Nothing after the line with "49, 56, 60];" belongs in the copy; extract the lines below from the top through that line, pictures left out.

→ Dataset extract:
%%
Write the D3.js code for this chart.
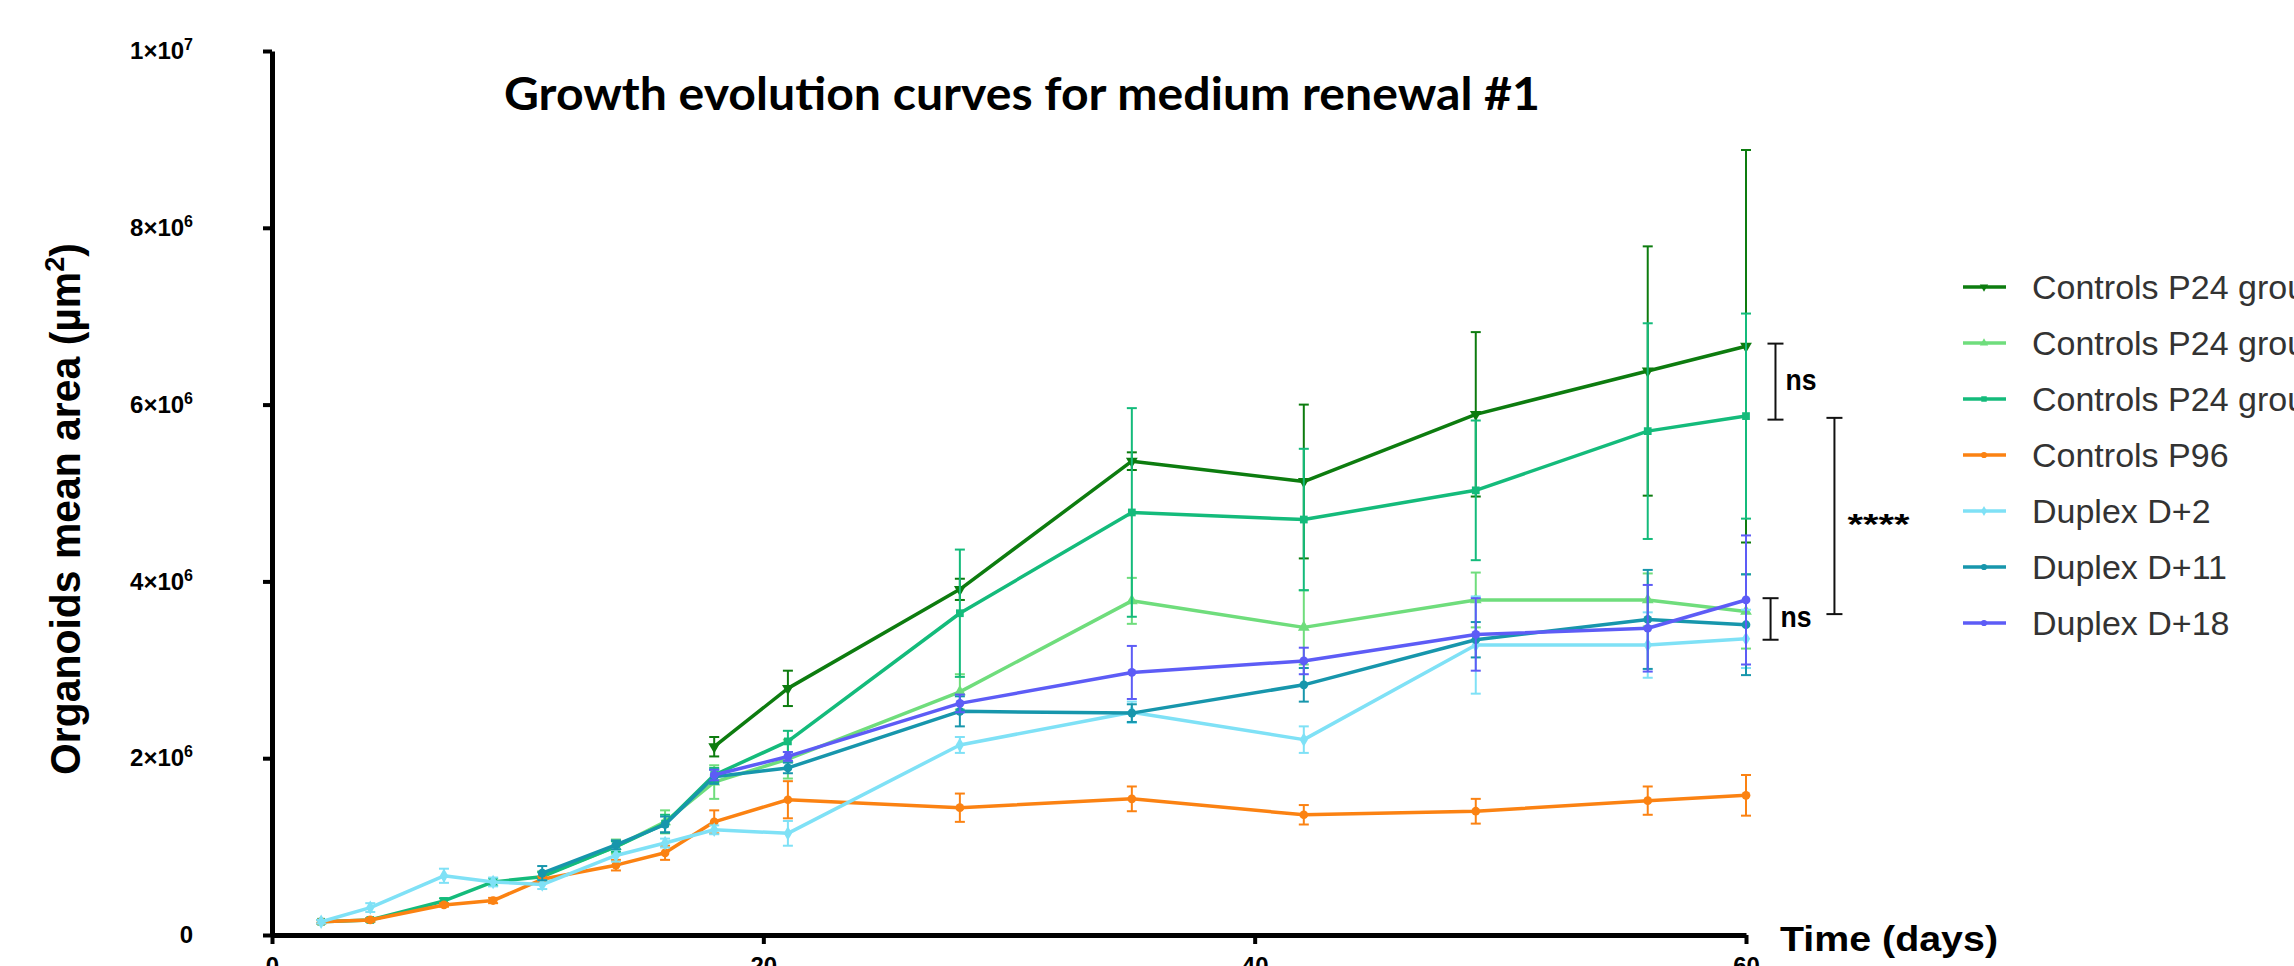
<!DOCTYPE html>
<html>
  <head>
    <meta charset="utf-8">
    <script src="https://d3js.org/d3.v7.min.js"></script>
    <title>Growth evolution curves</title>
    <style>
      body {
        margin: 0px;
        background: #ffffff;
      }
      .axis .domain {
        stroke: #000000;
        stroke-width: 5;
      }
      .axis .tick line {
        stroke: #000000;
        stroke-width: 4;
      }
      .axis .tick text {
        fill: #000000;
        font-family: "Liberation Sans", Arial, sans-serif;
        font-weight: bold;
        font-size: 24px;
      }
      .axis-label {
        fill: #000000;
        font-family: "Liberation Sans Narrow", "Liberation Sans", Arial, sans-serif;
        font-weight: bold;
      }
      .legend-label {
        fill: #333333;
        font-family: "Liberation Sans", Arial, sans-serif;
        font-size: 34px;
      }
      .sig-label {
        fill: #000000;
        font-family: "Liberation Sans", Arial, sans-serif;
        font-weight: bold;
        font-size: 30px;
      }
    </style>
  </head>
  <body>
    <svg width="2294" height="966"></svg>
    <script>
      // time points (days)
      const days = [2, 4, 7, 9, 11, 14, 16, 18, 21, 28, 35, 42, 49, 56, 60];

      // mean organoid area, in millions of µm², and error (same unit)
      const p24g1Mean = [null, null, null, null, null, null, null, 2.13, 2.79, 3.91, 5.36, 5.13, 5.89, 6.38, 6.66];
      const p24g1Err  = [null, null, null, null, null, null, null, 0.11, 0.20, 0.12, 0.10, 0.87, 0.93, 1.41, 2.22];
      const p24g2Mean = [null, null, null, null, 0.67, 1.00, 1.28, 1.73, 1.99, 2.75, 3.78, 3.48, 3.79, 3.79, 3.66];
      const p24g2Err  = [null, null, null, null, 0.05, 0.08, 0.13, 0.19, 0.22, 0.20, 0.26, 0.42, 0.31, 0.30, 0.42];
      const p24g3Mean = [0.15, 0.17, 0.385, 0.60, 0.66, 1.00, 1.26, 1.81, 2.19, 3.64, 4.78, 4.70, 5.03, 5.70, 5.87];
      const p24g3Err  = [0.02, 0.02, 0.03, 0.04, 0.05, 0.06, 0.10, 0.08, 0.12, 0.72, 1.18, 0.80, 0.79, 1.22, 1.16];
      const p96Mean   = [0.15, 0.17, 0.34, 0.39, 0.63, 0.79, 0.93, 1.28, 1.53, 1.44, 1.54, 1.36, 1.40, 1.52, 1.58];
      const p96Err    = [0.02, 0.02, 0.02, 0.03, 0.03, 0.06, 0.08, 0.13, 0.21, 0.16, 0.14, 0.11, 0.14, 0.16, 0.23];
      const d2Mean    = [0.15, 0.31, 0.67, 0.60, 0.57, 0.90, 1.04, 1.19, 1.15, 2.15, 2.52, 2.21, 3.28, 3.28, 3.35];
      const d2Err     = [0.02, 0.05, 0.08, 0.05, 0.05, 0.07, 0.05, 0.05, 0.14, 0.09, 0.12, 0.15, 0.55, 0.37, 0.33];
      const d11Mean   = [null, null, null, null, 0.70, 1.02, 1.25, 1.79, 1.89, 2.53, 2.51, 2.83, 3.34, 3.57, 3.51];
      const d11Err    = [null, null, null, null, 0.08, 0.05, 0.09, 0.08, 0.06, 0.17, 0.10, 0.19, 0.20, 0.56, 0.57];
      const d18Mean   = [null, null, null, null, null, null, null, 1.81, 2.02, 2.62, 2.97, 3.10, 3.40, 3.47, 3.79];
      const d18Err    = [null, null, null, null, null, null, null, 0.06, 0.05, 0.10, 0.30, 0.15, 0.41, 0.49, 0.73];

      const seriesNames = ['Controls P24 group 1', 'Controls P24 group 2', 'Controls P24 group 3',
        'Controls P96', 'Duplex D+2', 'Duplex D+11', 'Duplex D+18'];
      const seriesColors = ['#0d7c0f', '#6fdd7c', '#14bb7b', '#fb8212', '#7fe1f6', '#1796ac', '#5d5cf6'];
      const seriesSymbols = ['triangleDown', 'triangle', 'square', 'circle', 'diamond', 'circle', 'circle'];
      const seriesMeans = [p24g1Mean, p24g2Mean, p24g3Mean, p96Mean, d2Mean, d11Mean, d18Mean];
      const seriesErrs = [p24g1Err, p24g2Err, p24g3Err, p96Err, d2Err, d11Err, d18Err];

      const xTicks = [0, 20, 40, 60];
      const yTicks = [0, 2, 4, 6, 8, 10];

      // significance brackets: day position, top/bottom in millions µm²
      const sigDays = [61.2, 63.6, 61.0];
      const sigTops = [6.69, 5.85, 3.81];
      const sigBottoms = [5.83, 3.63, 3.34];
      const sigLabels = ['ns', '****', 'ns'];

      const title = 'Growth evolution curves for medium renewal #1';
      const xLabel = 'Time (days)';

      const svg = d3.select('svg');

      const xScale = d3.scaleLinear().domain([0, 60]).range([272, 1746]);
      const yScale = d3.scaleLinear().domain([0, 10]).range([935, 51]);

      const series = seriesNames.map((name, i) => ({
        name,
        color: seriesColors[i],
        symbol: seriesSymbols[i],
        points: days.map((d, j) => ({ day: d, mean: seriesMeans[i][j], err: seriesErrs[i][j] }))
          .filter(p => p.mean != null)
      }));

      // axes
      const yAxis = d3.axisLeft(yScale)
        .tickValues(yTicks)
        .tickSize(9)
        .tickSizeOuter(0)
        .tickPadding(70)
        .tickFormat(() => '');
      const yAxisG = svg.append('g').attr('class', 'axis')
        .attr('transform', 'translate(272,0)')
        .call(yAxis);
      yAxisG.selectAll('.tick text').each(function (v) {
        const t = d3.select(this);
        if (v === 0) { t.text('0'); return; }
        const mant = v === 10 ? 1 : v;
        const exp = v === 10 ? 7 : 6;
        t.append('tspan').text(mant + '×10');
        t.append('tspan').attr('dy', -9).attr('font-size', 16).text(exp);
      });

      const xAxis = d3.axisBottom(xScale)
        .tickValues(xTicks)
        .tickSize(9)
        .tickSizeOuter(0)
        .tickPadding(13);
      svg.append('g').attr('class', 'axis')
        .attr('transform', 'translate(0,935)')
        .call(xAxis);

      // axis labels and title
      const yLab = svg.append('text')
        .attr('class', 'axis-label')
        .attr('transform', 'translate(80,509) rotate(-90)')
        .attr('text-anchor', 'middle')
        .attr('font-size', 42)
        .attr('textLength', 532)
        .attr('lengthAdjust', 'spacingAndGlyphs');
      yLab.append('tspan').text('Organoids mean area (µm');
      yLab.append('tspan').attr('dy', -16).attr('font-size', 28).text('2');
      yLab.append('tspan').attr('dy', 16).text(')');

      svg.append('text')
        .attr('class', 'axis-label')
        .attr('x', 1780)
        .attr('y', 951)
        .attr('font-size', 35)
        .attr('textLength', 218)
        .attr('lengthAdjust', 'spacingAndGlyphs')
        .text(xLabel);

      svg.append('text')
        .attr('x', 504)
        .attr('y', 110)
        .attr('font-family', 'Lato, "Open Sans", sans-serif')
        .attr('font-weight', 'bold')
        .attr('font-size', 46)
        .attr('textLength', 1036)
        .attr('lengthAdjust', 'spacingAndGlyphs')
        .text(title);

      // series
      const line = d3.line().x(p => xScale(p.day)).y(p => yScale(p.mean));
      const symbolType = {
        circle: d3.symbolCircle, square: d3.symbolSquare, triangle: d3.symbolTriangle,
        triangleDown: d3.symbolTriangle, diamond: d3.symbolDiamond
      };

      const sG = svg.selectAll('.series').data(series).enter().append('g').attr('class', 'series');

      sG.each(function (s) {
        const g = d3.select(this);
        const eb = g.selectAll('.err').data(s.points.filter(p => p.err)).enter().append('g')
          .attr('stroke', s.color).attr('stroke-width', 2);
        eb.append('line')
          .attr('x1', p => xScale(p.day)).attr('x2', p => xScale(p.day))
          .attr('y1', p => yScale(p.mean + p.err)).attr('y2', p => yScale(p.mean - p.err));
        eb.append('line')
          .attr('x1', p => xScale(p.day) - 5).attr('x2', p => xScale(p.day) + 5)
          .attr('y1', p => yScale(p.mean + p.err)).attr('y2', p => yScale(p.mean + p.err));
        eb.append('line')
          .attr('x1', p => xScale(p.day) - 5).attr('x2', p => xScale(p.day) + 5)
          .attr('y1', p => yScale(p.mean - p.err)).attr('y2', p => yScale(p.mean - p.err));
      });

      sG.append('path')
        .attr('d', s => line(s.points))
        .attr('fill', 'none')
        .attr('stroke', s => s.color)
        .attr('stroke-width', 3.5)
        .attr('stroke-linejoin', 'round');

      sG.each(function (s) {
        d3.select(this).selectAll('.mark').data(s.points).enter().append('path')
          .attr('d', d3.symbol().type(symbolType[s.symbol]).size(60))
          .attr('transform', p => `translate(${xScale(p.day)},${yScale(p.mean)})` +
            (s.symbol === 'triangleDown' ? ' rotate(180)' : ''))
          .attr('fill', s.color);
      });

      // significance brackets
      sigLabels.forEach((lab, i) => {
        const bx = xScale(sigDays[i]);
        const y0 = yScale(sigTops[i]);
        const y1 = yScale(sigBottoms[i]);
        const g = svg.append('g').attr('stroke', '#111111').attr('stroke-width', 2);
        g.append('line').attr('x1', bx).attr('x2', bx).attr('y1', y0).attr('y2', y1);
        g.append('line').attr('x1', bx - 8).attr('x2', bx + 8).attr('y1', y0).attr('y2', y0);
        g.append('line').attr('x1', bx - 8).attr('x2', bx + 8).attr('y1', y1).attr('y2', y1);
        const isStars = lab === '****';
        svg.append('text')
          .attr('class', 'sig-label')
          .attr('x', bx + (isStars ? 13 : 10))
          .attr('y', (y0 + y1) / 2 + (isStars ? 18 : 8))
          .attr('textLength', isStars ? 62 : 31)
          .attr('lengthAdjust', 'spacingAndGlyphs')
          .text(lab);
      });

      // legend
      const legendG = svg.append('g');
      const legRow = legendG.selectAll('.leg').data(series).enter().append('g')
        .attr('transform', (s, i) => `translate(1963,${287 + i * 56})`);
      legRow.append('line')
        .attr('x1', 0).attr('x2', 43)
        .attr('stroke', s => s.color).attr('stroke-width', 3.5);
      legRow.append('path')
        .attr('d', s => d3.symbol().type(symbolType[s.symbol]).size(30)())
        .attr('transform', s => 'translate(21,0)' + (s.symbol === 'triangleDown' ? ' rotate(180)' : ''))
        .attr('fill', s => s.color);
      legRow.append('text')
        .attr('class', 'legend-label')
        .attr('x', 69)
        .attr('y', 12)
        .text(s => s.name);
    </script>
  </body>
</html>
%%
→ Exercise output:
Write the D3.js code for this chart.
<!DOCTYPE html>
<html>
  <head>
    <meta charset="utf-8">
    <script src="https://d3js.org/d3.v7.min.js"></script>
    <title>Growth evolution curves</title>
    <style>
      body {
        margin: 0px;
        background: #ffffff;
      }
      .axis .domain {
        stroke: #000000;
        stroke-width: 5;
      }
      .axis .tick line {
        stroke: #000000;
        stroke-width: 4;
      }
      .axis .tick text {
        fill: #000000;
        font-family: "Liberation Sans", Arial, sans-serif;
        font-weight: bold;
        font-size: 24px;
      }
      .axis-label {
        fill: #000000;
        font-family: "Liberation Sans Narrow", "Liberation Sans", Arial, sans-serif;
        font-weight: bold;
      }
      .legend-label {
        fill: #333333;
        font-family: "Liberation Sans", Arial, sans-serif;
        font-size: 34px;
      }
      .sig-label {
        fill: #000000;
        font-family: "Liberation Sans", Arial, sans-serif;
        font-weight: bold;
        font-size: 30px;
      }
    </style>
  </head>
  <body>
    <svg width="2294" height="966"></svg>
    <script>
      // time points (days)
      const days = [2, 4, 7, 9, 11, 14, 16, 18, 21, 28, 35, 42, 49, 56, 60];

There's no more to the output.